> _What is required_: Repeat the entire listing exactly as written.

> _Input_:
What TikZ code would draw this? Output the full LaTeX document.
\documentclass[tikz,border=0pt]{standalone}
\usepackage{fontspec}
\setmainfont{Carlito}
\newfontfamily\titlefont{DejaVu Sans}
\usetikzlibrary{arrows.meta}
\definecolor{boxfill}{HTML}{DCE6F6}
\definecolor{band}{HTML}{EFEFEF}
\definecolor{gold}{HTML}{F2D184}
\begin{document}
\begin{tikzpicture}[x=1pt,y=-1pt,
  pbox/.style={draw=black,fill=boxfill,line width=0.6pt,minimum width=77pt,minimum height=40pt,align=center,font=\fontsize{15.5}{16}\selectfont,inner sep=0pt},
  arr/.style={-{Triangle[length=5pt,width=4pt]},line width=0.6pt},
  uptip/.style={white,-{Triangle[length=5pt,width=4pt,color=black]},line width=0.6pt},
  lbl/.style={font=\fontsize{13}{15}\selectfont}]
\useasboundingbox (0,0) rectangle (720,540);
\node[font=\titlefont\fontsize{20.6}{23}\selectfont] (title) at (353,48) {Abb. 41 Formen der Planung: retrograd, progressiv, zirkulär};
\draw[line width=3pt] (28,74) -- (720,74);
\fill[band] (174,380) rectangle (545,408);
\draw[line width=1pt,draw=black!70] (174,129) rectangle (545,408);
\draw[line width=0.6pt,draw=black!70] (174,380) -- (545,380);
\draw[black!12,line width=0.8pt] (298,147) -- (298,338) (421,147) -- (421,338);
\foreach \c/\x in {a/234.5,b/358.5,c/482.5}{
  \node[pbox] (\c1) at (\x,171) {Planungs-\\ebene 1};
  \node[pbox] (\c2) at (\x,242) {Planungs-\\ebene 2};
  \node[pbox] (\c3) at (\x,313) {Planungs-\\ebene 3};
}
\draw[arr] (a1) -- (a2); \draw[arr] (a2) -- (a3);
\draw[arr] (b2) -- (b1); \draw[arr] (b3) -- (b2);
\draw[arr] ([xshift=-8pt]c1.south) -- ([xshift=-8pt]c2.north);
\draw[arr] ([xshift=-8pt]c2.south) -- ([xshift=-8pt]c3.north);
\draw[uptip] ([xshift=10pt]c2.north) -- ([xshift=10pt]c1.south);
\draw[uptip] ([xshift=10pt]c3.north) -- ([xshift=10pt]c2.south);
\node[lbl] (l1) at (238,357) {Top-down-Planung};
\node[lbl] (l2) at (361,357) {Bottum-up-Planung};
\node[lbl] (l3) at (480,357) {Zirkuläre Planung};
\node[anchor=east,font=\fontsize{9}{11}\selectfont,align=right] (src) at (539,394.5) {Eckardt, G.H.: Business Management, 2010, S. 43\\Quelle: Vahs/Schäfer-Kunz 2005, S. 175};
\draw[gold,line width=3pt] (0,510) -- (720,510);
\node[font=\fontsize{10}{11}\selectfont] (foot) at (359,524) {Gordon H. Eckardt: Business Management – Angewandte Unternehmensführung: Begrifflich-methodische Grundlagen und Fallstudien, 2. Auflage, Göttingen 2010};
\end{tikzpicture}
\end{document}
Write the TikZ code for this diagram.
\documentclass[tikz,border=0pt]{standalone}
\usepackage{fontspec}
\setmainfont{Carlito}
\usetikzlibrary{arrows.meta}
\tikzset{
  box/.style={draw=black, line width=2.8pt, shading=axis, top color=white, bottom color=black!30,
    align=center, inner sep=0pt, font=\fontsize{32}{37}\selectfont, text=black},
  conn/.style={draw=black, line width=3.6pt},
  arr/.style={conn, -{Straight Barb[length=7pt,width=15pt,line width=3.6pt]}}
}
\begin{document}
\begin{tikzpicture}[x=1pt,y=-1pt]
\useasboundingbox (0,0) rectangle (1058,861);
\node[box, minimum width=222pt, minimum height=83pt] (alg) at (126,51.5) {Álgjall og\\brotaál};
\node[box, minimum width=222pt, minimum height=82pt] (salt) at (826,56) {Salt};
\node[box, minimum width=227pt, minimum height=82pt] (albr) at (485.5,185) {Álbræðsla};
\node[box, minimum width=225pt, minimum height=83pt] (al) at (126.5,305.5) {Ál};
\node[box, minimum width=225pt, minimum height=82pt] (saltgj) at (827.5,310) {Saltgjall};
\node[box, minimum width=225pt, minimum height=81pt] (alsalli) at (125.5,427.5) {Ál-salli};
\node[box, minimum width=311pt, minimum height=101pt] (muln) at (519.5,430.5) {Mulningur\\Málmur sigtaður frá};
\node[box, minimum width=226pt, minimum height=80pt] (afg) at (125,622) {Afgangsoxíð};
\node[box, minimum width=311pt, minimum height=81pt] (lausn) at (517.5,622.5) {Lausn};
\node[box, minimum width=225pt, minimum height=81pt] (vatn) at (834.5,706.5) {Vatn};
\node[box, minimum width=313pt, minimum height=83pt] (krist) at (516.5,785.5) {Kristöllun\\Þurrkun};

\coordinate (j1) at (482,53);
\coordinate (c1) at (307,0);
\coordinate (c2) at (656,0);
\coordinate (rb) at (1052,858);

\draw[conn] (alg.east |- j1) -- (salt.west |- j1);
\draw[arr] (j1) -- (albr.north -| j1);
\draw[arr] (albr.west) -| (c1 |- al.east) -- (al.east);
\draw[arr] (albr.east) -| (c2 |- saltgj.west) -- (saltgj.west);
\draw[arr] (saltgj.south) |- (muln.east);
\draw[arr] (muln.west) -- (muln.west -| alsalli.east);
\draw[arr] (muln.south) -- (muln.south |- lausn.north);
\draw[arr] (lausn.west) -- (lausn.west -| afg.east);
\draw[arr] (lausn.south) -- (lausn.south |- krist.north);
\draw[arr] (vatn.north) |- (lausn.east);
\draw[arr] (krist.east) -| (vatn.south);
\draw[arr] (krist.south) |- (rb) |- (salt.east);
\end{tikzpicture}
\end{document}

> _Response for this exercise_:
What TikZ code would draw this? Output the full LaTeX document.
\documentclass[tikz,border=0pt]{standalone}
\usepackage{fontspec}
\setmainfont{Carlito}
\newfontfamily\titlefont{DejaVu Sans}
\usetikzlibrary{arrows.meta}
\definecolor{boxfill}{HTML}{DCE6F6}
\definecolor{band}{HTML}{EFEFEF}
\definecolor{gold}{HTML}{F2D184}
\begin{document}
\begin{tikzpicture}[x=1pt,y=-1pt,
  pbox/.style={draw=black,fill=boxfill,line width=0.6pt,minimum width=77pt,minimum height=40pt,align=center,font=\fontsize{15.5}{16}\selectfont,inner sep=0pt},
  arr/.style={-{Triangle[length=5pt,width=4pt]},line width=0.6pt},
  uptip/.style={white,-{Triangle[length=5pt,width=4pt,color=black]},line width=0.6pt},
  lbl/.style={font=\fontsize{13}{15}\selectfont}]
\useasboundingbox (0,0) rectangle (720,540);
\node[font=\titlefont\fontsize{20.6}{23}\selectfont] (title) at (353,48) {Abb. 41 Formen der Planung: retrograd, progressiv, zirkulär};
\draw[line width=3pt] (28,74) -- (720,74);
\fill[band] (174,380) rectangle (545,408);
\draw[line width=1pt,draw=black!70] (174,129) rectangle (545,408);
\draw[line width=0.6pt,draw=black!70] (174,380) -- (545,380);
\draw[black!12,line width=0.8pt] (298,147) -- (298,338) (421,147) -- (421,338);
\foreach \c/\x in {a/234.5,b/358.5,c/482.5}{
  \node[pbox] (\c1) at (\x,171) {Planungs-\\ebene 1};
  \node[pbox] (\c2) at (\x,242) {Planungs-\\ebene 2};
  \node[pbox] (\c3) at (\x,313) {Planungs-\\ebene 3};
}
\draw[arr] (a1) -- (a2); \draw[arr] (a2) -- (a3);
\draw[arr] (b2) -- (b1); \draw[arr] (b3) -- (b2);
\draw[arr] ([xshift=-8pt]c1.south) -- ([xshift=-8pt]c2.north);
\draw[arr] ([xshift=-8pt]c2.south) -- ([xshift=-8pt]c3.north);
\draw[uptip] ([xshift=10pt]c2.north) -- ([xshift=10pt]c1.south);
\draw[uptip] ([xshift=10pt]c3.north) -- ([xshift=10pt]c2.south);
\node[lbl] (l1) at (238,357) {Top-down-Planung};
\node[lbl] (l2) at (361,357) {Bottum-up-Planung};
\node[lbl] (l3) at (480,357) {Zirkuläre Planung};
\node[anchor=east,font=\fontsize{9}{11}\selectfont,align=right] (src) at (539,394.5) {Eckardt, G.H.: Business Management, 2010, S. 43\\Quelle: Vahs/Schäfer-Kunz 2005, S. 175};
\draw[gold,line width=3pt] (0,510) -- (720,510);
\node[font=\fontsize{10}{11}\selectfont] (foot) at (359,524) {Gordon H. Eckardt: Business Management – Angewandte Unternehmensführung: Begrifflich-methodische Grundlagen und Fallstudien, 2. Auflage, Göttingen 2010};
\end{tikzpicture}
\end{document}
Write the TikZ code for this diagram.
\documentclass[tikz,border=0pt]{standalone}
\usepackage{fontspec}
\setmainfont{Carlito}
\usetikzlibrary{arrows.meta}
\tikzset{
  box/.style={draw=black, line width=2.8pt, shading=axis, top color=white, bottom color=black!30,
    align=center, inner sep=0pt, font=\fontsize{32}{37}\selectfont, text=black},
  conn/.style={draw=black, line width=3.6pt},
  arr/.style={conn, -{Straight Barb[length=7pt,width=15pt,line width=3.6pt]}}
}
\begin{document}
\begin{tikzpicture}[x=1pt,y=-1pt]
\useasboundingbox (0,0) rectangle (1058,861);
\node[box, minimum width=222pt, minimum height=83pt] (alg) at (126,51.5) {Álgjall og\\brotaál};
\node[box, minimum width=222pt, minimum height=82pt] (salt) at (826,56) {Salt};
\node[box, minimum width=227pt, minimum height=82pt] (albr) at (485.5,185) {Álbræðsla};
\node[box, minimum width=225pt, minimum height=83pt] (al) at (126.5,305.5) {Ál};
\node[box, minimum width=225pt, minimum height=82pt] (saltgj) at (827.5,310) {Saltgjall};
\node[box, minimum width=225pt, minimum height=81pt] (alsalli) at (125.5,427.5) {Ál-salli};
\node[box, minimum width=311pt, minimum height=101pt] (muln) at (519.5,430.5) {Mulningur\\Málmur sigtaður frá};
\node[box, minimum width=226pt, minimum height=80pt] (afg) at (125,622) {Afgangsoxíð};
\node[box, minimum width=311pt, minimum height=81pt] (lausn) at (517.5,622.5) {Lausn};
\node[box, minimum width=225pt, minimum height=81pt] (vatn) at (834.5,706.5) {Vatn};
\node[box, minimum width=313pt, minimum height=83pt] (krist) at (516.5,785.5) {Kristöllun\\Þurrkun};

\coordinate (j1) at (482,53);
\coordinate (c1) at (307,0);
\coordinate (c2) at (656,0);
\coordinate (rb) at (1052,858);

\draw[conn] (alg.east |- j1) -- (salt.west |- j1);
\draw[arr] (j1) -- (albr.north -| j1);
\draw[arr] (albr.west) -| (c1 |- al.east) -- (al.east);
\draw[arr] (albr.east) -| (c2 |- saltgj.west) -- (saltgj.west);
\draw[arr] (saltgj.south) |- (muln.east);
\draw[arr] (muln.west) -- (muln.west -| alsalli.east);
\draw[arr] (muln.south) -- (muln.south |- lausn.north);
\draw[arr] (lausn.west) -- (lausn.west -| afg.east);
\draw[arr] (lausn.south) -- (lausn.south |- krist.north);
\draw[arr] (vatn.north) |- (lausn.east);
\draw[arr] (krist.east) -| (vatn.south);
\draw[arr] (krist.south) |- (rb) |- (salt.east);
\end{tikzpicture}
\end{document}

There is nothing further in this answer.